Reputation: 237
I am working with couchbase. I see several couchbase servers running with one as master and rest as replica server for a particular read/write request. Does this mean the complete data of the database is copied on all the server? Let's say there are 10 server, does that mean there will be 10 copies of the database on 10 different servers? Is this not inefficient use of storage space?
During failover, there will only update in the vBucket Map, no transfer of data to failover server to other server as rest of the server already contain complete data of the database. Is my understanding correct?
I read the document available on couchbase website but not able to completely understand the answer to above questions.
Can anyone help me to get the answer to above questions.
Thanks in advance
Upvotes: 1
Views: 49
Reputation: 460
Trond Norbye has an excellent explanation of vBuckets and replication on his blog.
To address your questions directly:
The way that Couchbase distributes data throughout the cluster is via the concept of vBuckets. These can be thought of as 'shards' or 'partitions' of your data. The default amount of vBuckets in a cluster is 1024, so your data will be split into 1024 parts and these are shared equally to every node in the cluster. Therefore, in your example of a cluster with 10 nodes each node will be responsible for just over 100 vBuckets of data. The replication system also uses vBuckets and distributes the same vBuckets but to different nodes in the cluster.
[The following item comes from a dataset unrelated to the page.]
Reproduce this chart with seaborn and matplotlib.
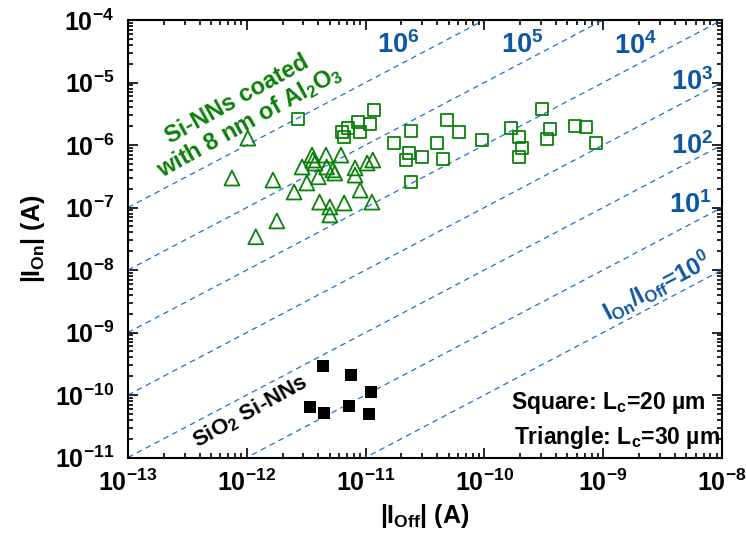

So the active and replica vBuckets will always be on separate nodes. If the node with the active vBucket failsover, the replica node will seamlessly begin serving traffic for that vBucket.
In the above blog post, Trond Norbye has posted a handy table to visualise this:
+------------+---------+---------+---------+
| vbucket id | active | replica | replica2|
+------------+---------+---------+---------+
| 0 | node A | node B | node D |
| 1 | node B | node C | node A |
| 2 | node C | node D | node B |
| 3 | node D | node A | node C |
+------------+---------+---------+---------+
So if you specify a single replica for your data, your data will be stored twice in Couchbase, 2 replicas will store three copies of the data in the cluster. So no wasted storage space. :)
You are correct about the failover situation, as there are already replica vBuckets ready to take over the traffic there is no need for data to be transferred between nodes. However, you will now have one node in the cluster serving traffic for more vBuckets than it was originally responsible for, so the cluster will be imbalanced. To resolve this you should either bring the failed node back up or complete a rebalance.
In addition to the the architecture overview documentation there are also some good introductory videos on the Couchbase YouTube channel, this one in particular provides a good overview on the basics of Couchbase. The architecture white paper is also good.